→ MATERIAL
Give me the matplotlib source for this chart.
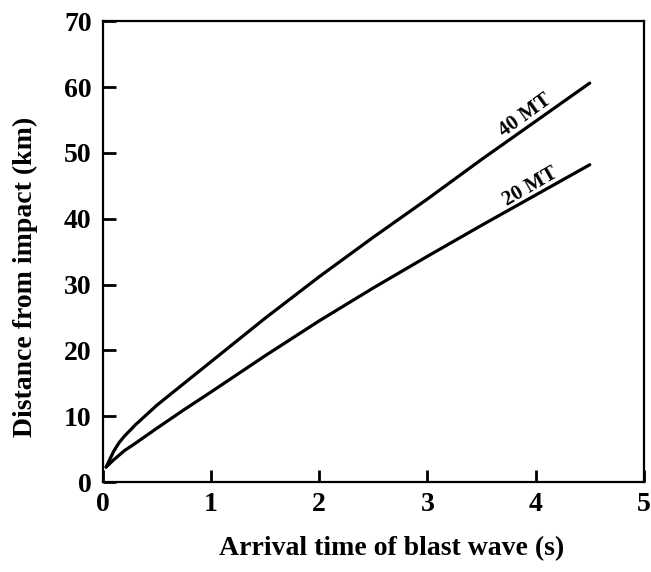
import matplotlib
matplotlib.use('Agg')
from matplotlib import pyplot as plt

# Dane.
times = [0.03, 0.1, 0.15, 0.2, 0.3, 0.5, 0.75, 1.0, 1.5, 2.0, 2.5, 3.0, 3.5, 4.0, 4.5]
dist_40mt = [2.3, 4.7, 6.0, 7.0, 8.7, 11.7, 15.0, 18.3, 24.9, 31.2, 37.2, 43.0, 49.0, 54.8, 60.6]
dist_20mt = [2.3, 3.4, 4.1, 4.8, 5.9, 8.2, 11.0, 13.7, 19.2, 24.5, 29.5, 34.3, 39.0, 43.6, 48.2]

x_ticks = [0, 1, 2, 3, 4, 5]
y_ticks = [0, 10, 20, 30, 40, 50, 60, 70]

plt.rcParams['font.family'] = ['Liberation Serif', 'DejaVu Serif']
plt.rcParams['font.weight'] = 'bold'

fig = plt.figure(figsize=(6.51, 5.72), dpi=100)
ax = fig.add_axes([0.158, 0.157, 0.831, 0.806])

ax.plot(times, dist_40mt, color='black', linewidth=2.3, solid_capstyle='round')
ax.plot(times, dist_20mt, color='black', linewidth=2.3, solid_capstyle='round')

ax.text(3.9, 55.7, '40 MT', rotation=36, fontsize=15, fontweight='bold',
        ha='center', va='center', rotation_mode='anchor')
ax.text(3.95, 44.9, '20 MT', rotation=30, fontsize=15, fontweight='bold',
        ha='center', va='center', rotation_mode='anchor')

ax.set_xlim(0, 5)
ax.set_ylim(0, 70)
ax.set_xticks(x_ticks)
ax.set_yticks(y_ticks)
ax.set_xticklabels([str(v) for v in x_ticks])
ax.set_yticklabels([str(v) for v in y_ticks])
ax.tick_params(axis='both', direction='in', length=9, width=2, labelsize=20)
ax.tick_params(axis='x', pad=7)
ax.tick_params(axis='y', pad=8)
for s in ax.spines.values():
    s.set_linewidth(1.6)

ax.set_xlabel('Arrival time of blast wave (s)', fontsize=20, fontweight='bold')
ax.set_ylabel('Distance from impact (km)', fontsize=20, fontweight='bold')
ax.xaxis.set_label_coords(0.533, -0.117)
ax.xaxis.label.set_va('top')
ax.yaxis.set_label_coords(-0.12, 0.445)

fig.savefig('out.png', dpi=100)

→ GIVEN TASK
Return exactly what appears from the opening line of the material through the line with "from matplotlib import pyplot as plt", apart from the pictures.

→ TASK RESPONSE
Give me the matplotlib source for this chart.
import matplotlib
matplotlib.use('Agg')
from matplotlib import pyplot as plt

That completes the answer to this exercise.